[Exercise requirements]:
Retype the opening lines of the listing below, ending with the line that contains "const markerTime = 42.686;", and leave out any pictures.

[Data lines]:
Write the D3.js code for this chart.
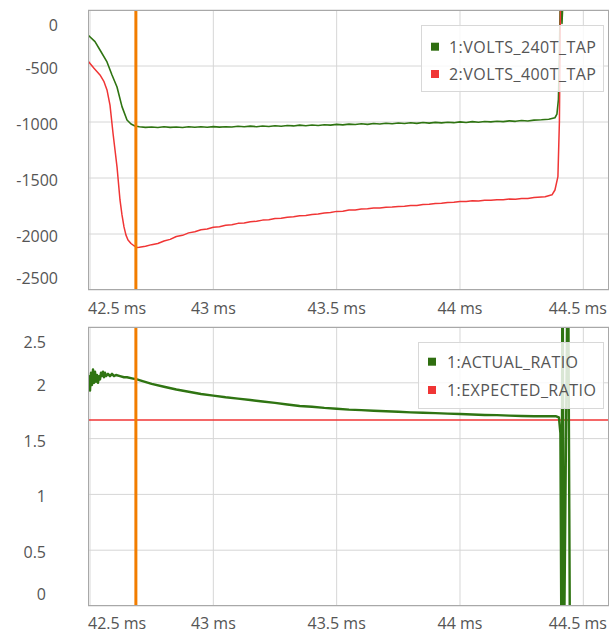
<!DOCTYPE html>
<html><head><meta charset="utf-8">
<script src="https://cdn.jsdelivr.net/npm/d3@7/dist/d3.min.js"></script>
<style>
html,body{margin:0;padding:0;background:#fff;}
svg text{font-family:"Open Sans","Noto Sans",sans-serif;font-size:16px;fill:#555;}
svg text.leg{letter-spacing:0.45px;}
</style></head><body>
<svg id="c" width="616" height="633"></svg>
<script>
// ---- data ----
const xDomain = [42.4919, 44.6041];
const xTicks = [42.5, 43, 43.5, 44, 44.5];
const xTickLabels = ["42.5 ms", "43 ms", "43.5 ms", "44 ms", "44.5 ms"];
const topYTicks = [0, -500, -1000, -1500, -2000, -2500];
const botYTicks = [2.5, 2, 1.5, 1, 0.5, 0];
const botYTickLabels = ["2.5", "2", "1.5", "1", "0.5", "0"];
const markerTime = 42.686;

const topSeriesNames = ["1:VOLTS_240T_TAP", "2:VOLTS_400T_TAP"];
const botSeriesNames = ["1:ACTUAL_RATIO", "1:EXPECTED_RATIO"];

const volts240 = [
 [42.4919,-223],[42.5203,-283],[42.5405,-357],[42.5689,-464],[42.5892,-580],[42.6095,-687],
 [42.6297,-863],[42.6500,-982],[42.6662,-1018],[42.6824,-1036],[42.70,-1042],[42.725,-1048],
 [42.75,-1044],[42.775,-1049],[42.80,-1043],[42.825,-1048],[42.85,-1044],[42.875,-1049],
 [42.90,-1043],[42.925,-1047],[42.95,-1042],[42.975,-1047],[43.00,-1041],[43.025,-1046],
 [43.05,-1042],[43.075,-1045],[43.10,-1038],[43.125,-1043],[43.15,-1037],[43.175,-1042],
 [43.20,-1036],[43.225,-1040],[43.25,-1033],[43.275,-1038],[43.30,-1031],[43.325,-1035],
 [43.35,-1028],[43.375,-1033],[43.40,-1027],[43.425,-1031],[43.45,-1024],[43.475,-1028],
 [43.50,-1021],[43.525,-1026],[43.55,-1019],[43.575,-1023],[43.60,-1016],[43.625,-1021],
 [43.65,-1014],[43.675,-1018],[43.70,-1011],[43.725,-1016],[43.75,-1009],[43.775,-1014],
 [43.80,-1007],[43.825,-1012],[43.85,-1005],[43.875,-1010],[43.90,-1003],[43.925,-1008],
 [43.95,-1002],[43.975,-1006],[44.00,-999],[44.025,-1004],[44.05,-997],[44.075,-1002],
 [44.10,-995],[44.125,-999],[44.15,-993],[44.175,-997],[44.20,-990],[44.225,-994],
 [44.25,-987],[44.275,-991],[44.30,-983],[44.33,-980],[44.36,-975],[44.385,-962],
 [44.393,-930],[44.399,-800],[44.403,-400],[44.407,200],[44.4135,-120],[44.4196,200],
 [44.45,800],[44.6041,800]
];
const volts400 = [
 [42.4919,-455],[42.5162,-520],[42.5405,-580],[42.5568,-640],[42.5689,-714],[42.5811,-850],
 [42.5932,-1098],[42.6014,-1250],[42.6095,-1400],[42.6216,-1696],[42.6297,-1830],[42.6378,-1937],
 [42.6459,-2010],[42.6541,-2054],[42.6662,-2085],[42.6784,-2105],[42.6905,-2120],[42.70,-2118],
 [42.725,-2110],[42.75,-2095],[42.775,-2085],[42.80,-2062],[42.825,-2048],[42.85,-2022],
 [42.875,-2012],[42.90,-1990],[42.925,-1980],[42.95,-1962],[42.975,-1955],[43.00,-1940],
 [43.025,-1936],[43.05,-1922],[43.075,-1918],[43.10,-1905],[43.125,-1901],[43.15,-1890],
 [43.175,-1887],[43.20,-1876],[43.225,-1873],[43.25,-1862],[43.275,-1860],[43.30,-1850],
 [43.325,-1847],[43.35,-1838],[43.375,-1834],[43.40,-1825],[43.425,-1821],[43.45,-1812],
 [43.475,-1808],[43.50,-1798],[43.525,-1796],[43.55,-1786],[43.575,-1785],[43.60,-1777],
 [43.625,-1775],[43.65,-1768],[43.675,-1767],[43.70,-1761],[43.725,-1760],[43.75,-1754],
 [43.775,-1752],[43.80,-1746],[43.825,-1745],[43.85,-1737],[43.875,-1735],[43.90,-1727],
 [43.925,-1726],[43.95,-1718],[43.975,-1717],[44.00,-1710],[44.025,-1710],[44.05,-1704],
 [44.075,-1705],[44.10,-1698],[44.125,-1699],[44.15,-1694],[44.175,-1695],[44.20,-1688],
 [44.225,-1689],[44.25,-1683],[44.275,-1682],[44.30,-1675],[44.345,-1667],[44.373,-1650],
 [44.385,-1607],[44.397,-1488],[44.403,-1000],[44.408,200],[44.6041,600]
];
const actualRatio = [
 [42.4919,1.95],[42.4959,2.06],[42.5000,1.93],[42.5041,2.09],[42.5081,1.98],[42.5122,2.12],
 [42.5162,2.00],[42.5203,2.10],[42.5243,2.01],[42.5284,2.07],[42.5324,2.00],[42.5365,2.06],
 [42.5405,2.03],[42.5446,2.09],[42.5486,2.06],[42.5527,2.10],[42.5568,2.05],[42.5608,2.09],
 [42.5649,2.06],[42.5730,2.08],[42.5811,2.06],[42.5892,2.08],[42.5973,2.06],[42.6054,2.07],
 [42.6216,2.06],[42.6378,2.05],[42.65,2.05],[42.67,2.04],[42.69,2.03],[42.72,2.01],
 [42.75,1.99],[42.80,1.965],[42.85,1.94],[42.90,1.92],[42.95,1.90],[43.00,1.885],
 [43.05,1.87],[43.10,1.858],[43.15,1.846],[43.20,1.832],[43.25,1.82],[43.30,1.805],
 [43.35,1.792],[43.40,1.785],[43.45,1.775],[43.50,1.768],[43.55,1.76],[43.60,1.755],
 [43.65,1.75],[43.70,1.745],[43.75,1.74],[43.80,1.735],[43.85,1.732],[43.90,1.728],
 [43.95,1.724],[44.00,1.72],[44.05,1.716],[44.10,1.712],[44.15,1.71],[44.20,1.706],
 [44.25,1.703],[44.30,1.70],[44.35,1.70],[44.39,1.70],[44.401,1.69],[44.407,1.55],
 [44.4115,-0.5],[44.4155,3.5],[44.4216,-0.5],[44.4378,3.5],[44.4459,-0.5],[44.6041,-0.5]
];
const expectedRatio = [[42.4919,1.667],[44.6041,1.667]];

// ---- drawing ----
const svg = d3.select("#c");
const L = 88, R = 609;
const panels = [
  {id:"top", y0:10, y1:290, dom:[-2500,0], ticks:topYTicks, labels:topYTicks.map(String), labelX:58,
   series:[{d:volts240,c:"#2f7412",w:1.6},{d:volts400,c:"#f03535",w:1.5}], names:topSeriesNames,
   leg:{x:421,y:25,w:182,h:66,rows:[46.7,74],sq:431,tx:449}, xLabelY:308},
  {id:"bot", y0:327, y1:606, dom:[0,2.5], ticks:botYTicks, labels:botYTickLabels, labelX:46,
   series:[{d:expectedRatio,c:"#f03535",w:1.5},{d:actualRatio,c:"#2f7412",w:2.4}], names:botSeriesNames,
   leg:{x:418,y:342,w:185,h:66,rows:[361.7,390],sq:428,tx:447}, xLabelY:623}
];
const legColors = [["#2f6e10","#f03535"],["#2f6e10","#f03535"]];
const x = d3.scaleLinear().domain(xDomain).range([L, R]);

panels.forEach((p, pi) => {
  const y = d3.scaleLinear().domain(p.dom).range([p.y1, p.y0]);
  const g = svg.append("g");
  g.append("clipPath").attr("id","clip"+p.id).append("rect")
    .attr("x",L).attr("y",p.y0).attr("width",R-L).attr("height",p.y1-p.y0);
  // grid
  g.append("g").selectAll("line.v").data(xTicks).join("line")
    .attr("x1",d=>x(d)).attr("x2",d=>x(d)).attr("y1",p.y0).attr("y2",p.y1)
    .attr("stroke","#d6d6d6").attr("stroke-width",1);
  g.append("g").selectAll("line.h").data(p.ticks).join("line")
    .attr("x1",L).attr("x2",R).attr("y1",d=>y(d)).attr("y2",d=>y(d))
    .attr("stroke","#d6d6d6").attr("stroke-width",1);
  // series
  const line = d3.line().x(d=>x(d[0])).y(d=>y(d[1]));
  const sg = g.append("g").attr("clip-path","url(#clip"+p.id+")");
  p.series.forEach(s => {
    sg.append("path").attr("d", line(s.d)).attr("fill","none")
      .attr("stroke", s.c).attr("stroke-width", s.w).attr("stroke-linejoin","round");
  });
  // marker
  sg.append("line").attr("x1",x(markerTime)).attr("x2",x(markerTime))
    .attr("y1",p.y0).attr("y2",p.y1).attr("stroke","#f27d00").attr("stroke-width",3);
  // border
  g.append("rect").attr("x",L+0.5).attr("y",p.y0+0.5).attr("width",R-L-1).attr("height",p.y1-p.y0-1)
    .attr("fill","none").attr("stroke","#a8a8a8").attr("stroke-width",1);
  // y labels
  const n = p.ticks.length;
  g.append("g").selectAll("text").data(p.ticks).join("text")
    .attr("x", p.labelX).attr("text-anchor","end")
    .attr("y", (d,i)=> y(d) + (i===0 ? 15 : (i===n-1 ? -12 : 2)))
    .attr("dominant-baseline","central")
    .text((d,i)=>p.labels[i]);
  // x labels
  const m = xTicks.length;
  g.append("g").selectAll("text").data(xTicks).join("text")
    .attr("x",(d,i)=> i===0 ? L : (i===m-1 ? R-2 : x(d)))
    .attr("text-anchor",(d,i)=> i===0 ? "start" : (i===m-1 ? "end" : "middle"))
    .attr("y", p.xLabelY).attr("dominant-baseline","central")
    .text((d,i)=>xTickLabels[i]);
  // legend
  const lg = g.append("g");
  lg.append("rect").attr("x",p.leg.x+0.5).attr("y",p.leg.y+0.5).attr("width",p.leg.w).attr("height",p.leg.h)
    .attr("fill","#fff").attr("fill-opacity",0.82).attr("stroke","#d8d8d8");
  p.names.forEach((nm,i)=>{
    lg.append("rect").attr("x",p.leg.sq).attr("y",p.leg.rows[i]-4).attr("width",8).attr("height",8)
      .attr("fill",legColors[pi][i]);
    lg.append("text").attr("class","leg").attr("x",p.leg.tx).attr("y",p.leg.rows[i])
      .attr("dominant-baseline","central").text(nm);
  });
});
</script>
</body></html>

[Written answer]:
Write the D3.js code for this chart.
<!DOCTYPE html>
<html><head><meta charset="utf-8">
<script src="https://cdn.jsdelivr.net/npm/d3@7/dist/d3.min.js"></script>
<style>
html,body{margin:0;padding:0;background:#fff;}
svg text{font-family:"Open Sans","Noto Sans",sans-serif;font-size:16px;fill:#555;}
svg text.leg{letter-spacing:0.45px;}
</style></head><body>
<svg id="c" width="616" height="633"></svg>
<script>
// ---- data ----
const xDomain = [42.4919, 44.6041];
const xTicks = [42.5, 43, 43.5, 44, 44.5];
const xTickLabels = ["42.5 ms", "43 ms", "43.5 ms", "44 ms", "44.5 ms"];
const topYTicks = [0, -500, -1000, -1500, -2000, -2500];
const botYTicks = [2.5, 2, 1.5, 1, 0.5, 0];
const botYTickLabels = ["2.5", "2", "1.5", "1", "0.5", "0"];
const markerTime = 42.686;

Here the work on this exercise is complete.